Connor’s had a lot of intense sex scenes on the show — they’ve been called racy and groundbreaking. Your take?
I guess it depends on your take on what’s racy. To me, it’s just another sex scene. It’s interesting to see how people have been responding to them. Which has been mostly positive, even though this is not something we’re used to seeing so explicitly on network television yet. But it’s part of everyday life, everywhere in the world.

People have asked about your sexuality, too. But you’re not talking.
Yeah, people have been asking me about my sexuality ever since that OUT interview. I’m very confident in my sexuality, and I really don’t like talking about my romantic life in the press. It’s pretty reductive to ask just the actor playing the gay character what his sexuality is if you’re not going to ask that question of people playing straight characters on the show. I really don’t see what my sexuality has to do with the characters, and I think that’s private. But I find it interesting, the fascination with picking apart or outing actors who play homosexual characters on TV or in films. We don’t have that same fascination with actors who are portraying heterosexual characters.

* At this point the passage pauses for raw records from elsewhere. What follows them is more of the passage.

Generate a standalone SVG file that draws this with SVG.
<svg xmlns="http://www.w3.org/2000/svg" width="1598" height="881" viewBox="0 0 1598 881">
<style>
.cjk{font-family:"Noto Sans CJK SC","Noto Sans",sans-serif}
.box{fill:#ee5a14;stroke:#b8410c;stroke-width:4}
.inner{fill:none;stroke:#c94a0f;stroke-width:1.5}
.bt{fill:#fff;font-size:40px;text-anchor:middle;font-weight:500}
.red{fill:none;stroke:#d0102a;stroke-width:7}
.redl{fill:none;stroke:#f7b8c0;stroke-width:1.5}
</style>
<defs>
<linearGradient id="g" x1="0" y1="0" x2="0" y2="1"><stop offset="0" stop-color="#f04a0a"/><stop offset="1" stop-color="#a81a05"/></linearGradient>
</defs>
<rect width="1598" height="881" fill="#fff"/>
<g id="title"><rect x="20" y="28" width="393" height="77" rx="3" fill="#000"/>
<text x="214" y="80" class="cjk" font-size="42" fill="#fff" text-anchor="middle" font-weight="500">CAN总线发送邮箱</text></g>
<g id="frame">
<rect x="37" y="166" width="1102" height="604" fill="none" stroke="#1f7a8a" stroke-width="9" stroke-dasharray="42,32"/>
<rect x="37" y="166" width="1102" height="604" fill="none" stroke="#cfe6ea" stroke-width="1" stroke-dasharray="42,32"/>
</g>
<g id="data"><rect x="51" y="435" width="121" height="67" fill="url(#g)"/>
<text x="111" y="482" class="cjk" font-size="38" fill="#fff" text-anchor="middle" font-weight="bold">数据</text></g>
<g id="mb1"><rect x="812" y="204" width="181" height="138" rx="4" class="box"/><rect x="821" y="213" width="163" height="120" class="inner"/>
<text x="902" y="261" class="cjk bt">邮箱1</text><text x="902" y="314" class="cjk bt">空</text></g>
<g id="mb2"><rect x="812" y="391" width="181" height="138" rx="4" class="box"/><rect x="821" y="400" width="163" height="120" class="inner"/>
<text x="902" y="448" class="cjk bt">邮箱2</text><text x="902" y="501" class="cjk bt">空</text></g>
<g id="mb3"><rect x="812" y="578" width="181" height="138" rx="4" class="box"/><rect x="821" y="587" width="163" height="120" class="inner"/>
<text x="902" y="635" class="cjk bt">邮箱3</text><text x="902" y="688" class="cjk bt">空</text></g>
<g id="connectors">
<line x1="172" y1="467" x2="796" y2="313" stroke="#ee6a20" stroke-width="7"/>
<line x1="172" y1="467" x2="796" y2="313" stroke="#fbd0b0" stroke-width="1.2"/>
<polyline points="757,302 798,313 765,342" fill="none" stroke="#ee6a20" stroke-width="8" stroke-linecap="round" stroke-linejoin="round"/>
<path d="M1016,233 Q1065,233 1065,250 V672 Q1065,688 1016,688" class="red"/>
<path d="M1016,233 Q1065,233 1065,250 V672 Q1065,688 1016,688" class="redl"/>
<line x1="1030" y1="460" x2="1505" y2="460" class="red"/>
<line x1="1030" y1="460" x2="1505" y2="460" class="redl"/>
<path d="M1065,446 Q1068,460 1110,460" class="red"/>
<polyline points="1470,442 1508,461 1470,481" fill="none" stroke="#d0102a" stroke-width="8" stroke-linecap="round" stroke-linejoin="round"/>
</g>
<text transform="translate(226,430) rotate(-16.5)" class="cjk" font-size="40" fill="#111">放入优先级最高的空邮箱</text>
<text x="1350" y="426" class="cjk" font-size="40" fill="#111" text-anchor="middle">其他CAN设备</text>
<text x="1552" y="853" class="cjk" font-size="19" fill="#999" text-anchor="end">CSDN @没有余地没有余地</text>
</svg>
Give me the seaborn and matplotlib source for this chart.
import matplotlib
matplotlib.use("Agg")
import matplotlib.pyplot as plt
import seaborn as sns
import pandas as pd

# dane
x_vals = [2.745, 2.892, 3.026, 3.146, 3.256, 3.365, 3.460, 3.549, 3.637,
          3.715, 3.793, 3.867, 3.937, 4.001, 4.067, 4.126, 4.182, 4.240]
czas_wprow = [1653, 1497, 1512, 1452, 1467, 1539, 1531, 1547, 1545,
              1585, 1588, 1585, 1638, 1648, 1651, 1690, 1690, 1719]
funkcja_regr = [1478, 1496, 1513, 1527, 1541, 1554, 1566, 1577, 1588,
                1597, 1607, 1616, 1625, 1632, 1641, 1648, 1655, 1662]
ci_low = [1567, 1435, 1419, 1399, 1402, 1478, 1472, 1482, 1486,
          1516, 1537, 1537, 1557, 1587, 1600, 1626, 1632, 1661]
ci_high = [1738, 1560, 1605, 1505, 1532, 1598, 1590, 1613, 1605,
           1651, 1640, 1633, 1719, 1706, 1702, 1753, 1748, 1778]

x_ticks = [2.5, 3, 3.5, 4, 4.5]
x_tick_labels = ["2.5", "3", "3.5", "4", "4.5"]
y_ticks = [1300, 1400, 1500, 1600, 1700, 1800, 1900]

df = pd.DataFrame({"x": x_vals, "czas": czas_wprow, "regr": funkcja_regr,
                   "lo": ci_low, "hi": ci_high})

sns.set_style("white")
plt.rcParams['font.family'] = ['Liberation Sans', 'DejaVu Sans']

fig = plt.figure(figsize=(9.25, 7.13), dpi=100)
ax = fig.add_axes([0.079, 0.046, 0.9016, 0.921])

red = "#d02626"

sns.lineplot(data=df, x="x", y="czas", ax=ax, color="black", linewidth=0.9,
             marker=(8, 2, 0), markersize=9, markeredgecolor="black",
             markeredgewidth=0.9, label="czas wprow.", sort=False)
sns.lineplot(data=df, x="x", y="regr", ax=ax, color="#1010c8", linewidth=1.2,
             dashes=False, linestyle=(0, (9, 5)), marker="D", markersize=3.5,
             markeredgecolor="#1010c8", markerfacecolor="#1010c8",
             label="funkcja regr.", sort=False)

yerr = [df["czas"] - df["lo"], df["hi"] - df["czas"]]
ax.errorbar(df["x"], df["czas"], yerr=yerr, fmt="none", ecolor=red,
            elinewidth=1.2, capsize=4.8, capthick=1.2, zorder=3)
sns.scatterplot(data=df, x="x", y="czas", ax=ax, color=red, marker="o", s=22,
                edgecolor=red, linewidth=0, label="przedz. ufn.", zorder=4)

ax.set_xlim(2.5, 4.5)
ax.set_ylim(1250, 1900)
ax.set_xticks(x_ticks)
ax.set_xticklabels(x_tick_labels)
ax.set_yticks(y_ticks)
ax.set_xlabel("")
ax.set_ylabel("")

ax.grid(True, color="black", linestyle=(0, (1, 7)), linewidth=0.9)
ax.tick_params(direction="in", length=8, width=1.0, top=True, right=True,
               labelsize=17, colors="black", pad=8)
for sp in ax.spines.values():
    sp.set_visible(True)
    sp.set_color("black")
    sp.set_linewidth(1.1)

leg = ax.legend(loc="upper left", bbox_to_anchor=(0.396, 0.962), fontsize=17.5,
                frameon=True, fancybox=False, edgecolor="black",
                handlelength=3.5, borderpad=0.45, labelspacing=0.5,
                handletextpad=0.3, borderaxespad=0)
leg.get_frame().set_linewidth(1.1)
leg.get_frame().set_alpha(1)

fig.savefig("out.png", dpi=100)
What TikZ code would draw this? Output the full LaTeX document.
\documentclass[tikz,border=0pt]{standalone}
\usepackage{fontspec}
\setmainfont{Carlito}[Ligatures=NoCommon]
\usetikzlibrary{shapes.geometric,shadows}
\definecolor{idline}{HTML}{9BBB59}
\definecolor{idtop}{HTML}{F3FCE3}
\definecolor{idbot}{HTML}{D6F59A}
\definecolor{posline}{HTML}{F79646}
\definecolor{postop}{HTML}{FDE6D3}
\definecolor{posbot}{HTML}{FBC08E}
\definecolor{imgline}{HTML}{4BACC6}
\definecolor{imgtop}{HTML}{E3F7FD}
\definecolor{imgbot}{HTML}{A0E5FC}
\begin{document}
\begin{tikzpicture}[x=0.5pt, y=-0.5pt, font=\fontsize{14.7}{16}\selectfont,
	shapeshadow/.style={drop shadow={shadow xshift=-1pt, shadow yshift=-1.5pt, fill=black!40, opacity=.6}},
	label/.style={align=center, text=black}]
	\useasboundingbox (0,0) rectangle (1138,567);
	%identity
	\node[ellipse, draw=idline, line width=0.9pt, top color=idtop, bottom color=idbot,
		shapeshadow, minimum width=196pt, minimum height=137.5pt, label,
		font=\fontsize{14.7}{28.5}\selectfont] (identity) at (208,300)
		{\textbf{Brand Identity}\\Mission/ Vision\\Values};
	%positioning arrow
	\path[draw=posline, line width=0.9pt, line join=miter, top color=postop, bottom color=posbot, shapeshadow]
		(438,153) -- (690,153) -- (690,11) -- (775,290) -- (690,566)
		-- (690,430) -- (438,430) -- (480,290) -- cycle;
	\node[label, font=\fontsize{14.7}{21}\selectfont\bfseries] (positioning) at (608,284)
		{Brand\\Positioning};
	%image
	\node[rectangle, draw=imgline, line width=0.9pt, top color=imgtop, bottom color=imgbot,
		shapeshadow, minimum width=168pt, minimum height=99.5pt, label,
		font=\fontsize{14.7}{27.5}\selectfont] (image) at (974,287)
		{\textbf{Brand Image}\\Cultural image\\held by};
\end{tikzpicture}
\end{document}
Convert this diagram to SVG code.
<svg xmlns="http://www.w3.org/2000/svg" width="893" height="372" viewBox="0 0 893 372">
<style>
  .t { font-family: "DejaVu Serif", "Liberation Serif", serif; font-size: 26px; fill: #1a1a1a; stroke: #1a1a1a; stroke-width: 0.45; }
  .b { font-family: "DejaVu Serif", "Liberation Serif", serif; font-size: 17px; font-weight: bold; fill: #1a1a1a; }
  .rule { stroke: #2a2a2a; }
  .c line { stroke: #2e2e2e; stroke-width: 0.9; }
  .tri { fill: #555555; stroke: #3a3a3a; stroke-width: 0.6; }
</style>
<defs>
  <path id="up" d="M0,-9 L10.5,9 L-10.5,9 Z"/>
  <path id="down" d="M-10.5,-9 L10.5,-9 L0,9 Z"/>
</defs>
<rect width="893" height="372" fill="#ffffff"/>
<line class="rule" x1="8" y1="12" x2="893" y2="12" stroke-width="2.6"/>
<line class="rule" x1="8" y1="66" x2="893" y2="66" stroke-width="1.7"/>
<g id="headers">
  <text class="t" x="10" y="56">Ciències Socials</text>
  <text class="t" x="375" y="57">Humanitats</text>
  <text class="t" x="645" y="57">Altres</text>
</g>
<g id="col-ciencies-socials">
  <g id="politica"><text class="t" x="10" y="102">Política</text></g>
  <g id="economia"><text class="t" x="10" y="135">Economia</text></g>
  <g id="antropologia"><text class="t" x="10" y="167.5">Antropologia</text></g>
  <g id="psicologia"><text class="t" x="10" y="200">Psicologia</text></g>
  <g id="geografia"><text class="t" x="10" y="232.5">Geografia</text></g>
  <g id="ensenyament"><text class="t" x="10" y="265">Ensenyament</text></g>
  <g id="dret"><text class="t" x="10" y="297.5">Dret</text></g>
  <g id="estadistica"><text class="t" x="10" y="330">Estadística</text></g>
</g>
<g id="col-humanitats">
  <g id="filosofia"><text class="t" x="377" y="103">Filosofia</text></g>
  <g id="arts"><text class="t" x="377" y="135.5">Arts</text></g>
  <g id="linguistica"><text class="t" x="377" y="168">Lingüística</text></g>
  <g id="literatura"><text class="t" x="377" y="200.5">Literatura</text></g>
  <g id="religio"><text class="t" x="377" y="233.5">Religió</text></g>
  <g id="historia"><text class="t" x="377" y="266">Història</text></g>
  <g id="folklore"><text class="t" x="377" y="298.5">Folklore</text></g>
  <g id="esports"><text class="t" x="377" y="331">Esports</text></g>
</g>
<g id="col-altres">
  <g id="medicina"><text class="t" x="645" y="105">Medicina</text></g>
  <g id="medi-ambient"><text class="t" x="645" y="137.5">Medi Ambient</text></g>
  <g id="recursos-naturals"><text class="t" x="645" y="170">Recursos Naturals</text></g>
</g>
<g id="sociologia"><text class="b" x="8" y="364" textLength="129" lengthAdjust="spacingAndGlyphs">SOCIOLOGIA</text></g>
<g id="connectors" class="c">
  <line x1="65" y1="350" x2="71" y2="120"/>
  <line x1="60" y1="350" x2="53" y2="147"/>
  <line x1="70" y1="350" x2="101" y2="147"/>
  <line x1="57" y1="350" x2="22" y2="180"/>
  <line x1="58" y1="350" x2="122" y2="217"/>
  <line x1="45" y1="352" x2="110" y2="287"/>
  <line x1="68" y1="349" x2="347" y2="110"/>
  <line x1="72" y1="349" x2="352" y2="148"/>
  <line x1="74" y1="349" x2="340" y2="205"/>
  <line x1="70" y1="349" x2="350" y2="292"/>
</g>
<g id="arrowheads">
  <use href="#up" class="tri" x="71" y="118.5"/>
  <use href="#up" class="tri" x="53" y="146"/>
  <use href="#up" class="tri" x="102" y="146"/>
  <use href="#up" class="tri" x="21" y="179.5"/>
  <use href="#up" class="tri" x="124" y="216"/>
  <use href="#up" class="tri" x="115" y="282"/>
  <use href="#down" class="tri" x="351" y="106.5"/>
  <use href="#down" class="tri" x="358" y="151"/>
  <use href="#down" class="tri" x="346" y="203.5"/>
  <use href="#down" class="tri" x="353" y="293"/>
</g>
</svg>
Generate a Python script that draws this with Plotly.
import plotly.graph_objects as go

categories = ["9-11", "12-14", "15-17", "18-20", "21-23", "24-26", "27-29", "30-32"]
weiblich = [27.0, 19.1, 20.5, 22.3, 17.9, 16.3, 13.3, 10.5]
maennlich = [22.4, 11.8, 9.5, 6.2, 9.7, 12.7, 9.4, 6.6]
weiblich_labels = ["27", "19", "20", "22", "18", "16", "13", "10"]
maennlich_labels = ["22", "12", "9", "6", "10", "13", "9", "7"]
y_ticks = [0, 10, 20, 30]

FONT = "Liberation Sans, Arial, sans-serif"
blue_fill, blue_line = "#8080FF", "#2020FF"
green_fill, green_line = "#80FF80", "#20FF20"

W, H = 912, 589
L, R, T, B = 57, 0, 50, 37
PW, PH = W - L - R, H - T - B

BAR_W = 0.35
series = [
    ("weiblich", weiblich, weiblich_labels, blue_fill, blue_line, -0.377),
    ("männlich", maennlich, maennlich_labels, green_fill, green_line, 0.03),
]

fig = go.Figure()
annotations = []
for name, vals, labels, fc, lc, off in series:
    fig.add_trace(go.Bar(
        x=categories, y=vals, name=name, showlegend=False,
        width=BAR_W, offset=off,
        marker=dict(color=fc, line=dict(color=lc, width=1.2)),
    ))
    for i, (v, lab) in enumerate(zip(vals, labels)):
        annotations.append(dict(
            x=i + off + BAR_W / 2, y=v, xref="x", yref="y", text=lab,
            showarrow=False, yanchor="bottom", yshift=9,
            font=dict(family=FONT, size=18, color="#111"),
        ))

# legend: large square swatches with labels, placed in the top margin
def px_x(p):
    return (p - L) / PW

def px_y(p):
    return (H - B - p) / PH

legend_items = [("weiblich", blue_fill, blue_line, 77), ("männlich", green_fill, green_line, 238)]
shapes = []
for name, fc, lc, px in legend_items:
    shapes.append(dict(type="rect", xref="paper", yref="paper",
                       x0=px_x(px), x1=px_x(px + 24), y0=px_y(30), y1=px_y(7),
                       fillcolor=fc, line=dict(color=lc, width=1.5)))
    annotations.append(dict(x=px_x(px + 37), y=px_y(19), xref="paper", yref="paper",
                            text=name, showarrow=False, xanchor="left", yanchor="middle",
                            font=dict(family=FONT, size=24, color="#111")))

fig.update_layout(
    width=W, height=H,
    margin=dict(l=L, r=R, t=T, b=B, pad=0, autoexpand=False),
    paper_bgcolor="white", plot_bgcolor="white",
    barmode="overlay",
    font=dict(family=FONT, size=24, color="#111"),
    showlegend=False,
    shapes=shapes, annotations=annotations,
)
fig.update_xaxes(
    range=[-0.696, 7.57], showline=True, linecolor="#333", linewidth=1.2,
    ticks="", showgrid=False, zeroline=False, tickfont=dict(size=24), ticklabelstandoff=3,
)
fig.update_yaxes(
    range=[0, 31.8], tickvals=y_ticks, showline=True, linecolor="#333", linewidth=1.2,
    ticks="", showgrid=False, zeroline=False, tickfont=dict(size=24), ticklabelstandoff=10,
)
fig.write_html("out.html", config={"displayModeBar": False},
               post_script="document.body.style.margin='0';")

The material on the show is so heavy, and the stakes are so high. What’s the energy like on set?
Oh, we have a lot of fun. We’re absolutely bananas. Pete and Betsey Beers and Shonda, they did a really great job of finding a bunch of young adults that really get along and bring a certain chemistry to the set. My cast mates are all very decent and loving people, which makes for a very positive experience on set, especially when you’re hacking up charred remains and throwing bodies in dumpsters. When we’re exploring these sort of stories, it’s important to have a lot of fun on set. Matt McGorry is hilarious — he’s always cracking jokes. And Elsie is goofy, too.

What’s it like working with Viola?
She’s full of emotion, but she’s also so down-to-earth. But she lets it go when we take a break. She’s got to — she’s got these huge mouthfuls and court scenes and lecture-hall scenes, and when she fumbles up a line, she’s the first to laugh about it, to crack a joke at her own expense.

How much do they reveal to you guys ahead of time? Or are you learning along with us?
We’re learning along the way — or at least I am. We pretty much learn everything at the table reads, which are usually a couple days before we start shooting. And there are always jaw-droppers. We’re experiencing what the audience is experiencing as they watch. But I will say, at every table read, I immediately flip through the scripts and make sure there are no scenes where Connor dies. Hasn’t happened so far. But I’m just waiting for that moment. No, thanks!

Have they told you anything about season two?
They have not. But I have to admit: If they had, I would totally lie to you and say they hadn’t. But with this finale, we’re all in for a wild ride. It’s going to be crazy, and I’m so excited because I’m in New York this week, so I’ll be watching it in real time for the first time, tweeting and answering questions from fans. It’s going to be an insane two hours. It’s going to be bananas!